The vote wrapped up more than a year of work by the task force in examining policies adopted by other cities, including Laguna Beach, Ontario, Pasadena, Seattle and St. Petersburg, Fla.

Among the goals established early on was helping homeless people who last lived in Costa Mesa, or had ties or close relatives in the city. Task force members said they wanted to help those who have lived here for at least 90 days, and in a period that began no more than 24 months ago.

On the stick side of the task force’s carrot-and-stick approach are ordinances affecting parks, including permits for parking overnight and stricter parking enforcement to prevent overnight camping.

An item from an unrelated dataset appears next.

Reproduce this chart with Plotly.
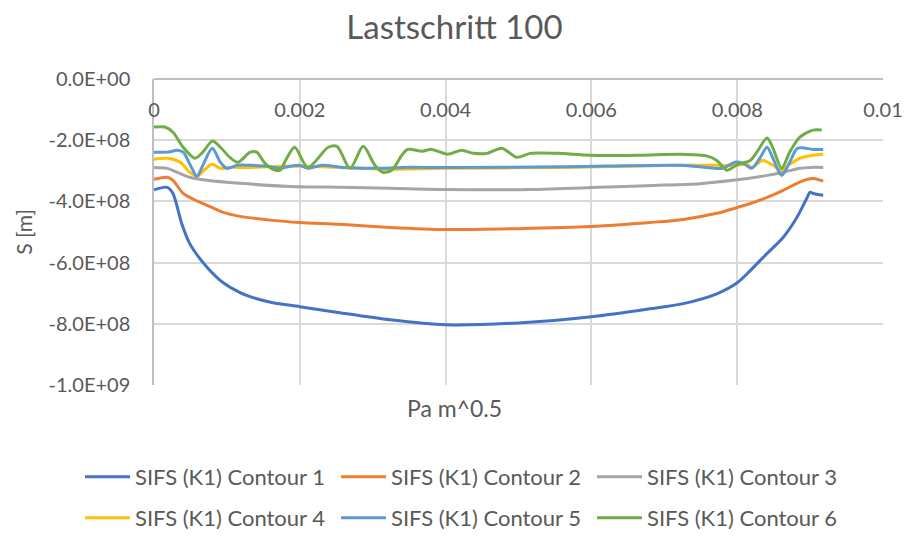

“A lot of the things we’re doing are already in place,” Muriel Ullman, the city’s neighborhood improvement manager, told the City Council in March. “It’s just a new way of doing business.”

Other ordinances include barring smoking at athletic facilities — which was introduced at the task force meetings and pushed through by the Parks and Recreation Commission last year — a sex offender ban from parks and a multifaceted legal strategy for stronger prosecution against repeat ordinance offenders.

The carrot side includes services providing alternatives to public storage and sleeping in city parks. One solution mentioned was continuing the relationship with the Crossing Church on Newport Boulevard, which maintains a storage facility for homeless Costa Mesans to leave their belongings.

Other solutions include motel vouchers for police to give out at their discretion and exploring options with the county to keep armories open beyond their winter hours.

Righeimer said the direction the city is heading toward is caring for homeless Costa Mesans without attracting other homeless from around the county.

“[The] issue is a lot of well-intentioned people … have set up a lot of nonprofits in our city, [which], as well-intended as they are, become a magnet for the whole county, not necessarily people who have a connection to Costa Mesa,” Righeimer said, adding that it’s been a long-standing issue.

“With this council, it was finally: ‘How do you help people get out of homelessness, yet not be a magnet for people outside Costa Mesa?’” he said.

The task force was created in part as a response to complaints about Lions Park, which has been called “Ground Zero” of Costa Mesa’s homelessness problem.

Throughout meetings, residents brought up concerns about taking children to the park on West 18th Street; in turn, some homeless who live in the area said they worried the city would pull the plug on resources for them.

Leece said she is in the same boat as many people in the Lions Park area, and hears their concerns.

“Because I live near Lions Park and drive down 19th Street and by the library, I am acutely aware of many homeless persons in Costa Mesa who often keep our residents from enjoying some of our parks and the library,” Leece wrote in an email. “We needed a plan. It took us more than a year. Now we have a plan and will hold staff accountable for the results.”

Any action that would require money from city coffers would need the approval of the City Council first. An update of how the recommendations are being implemented is expected in September.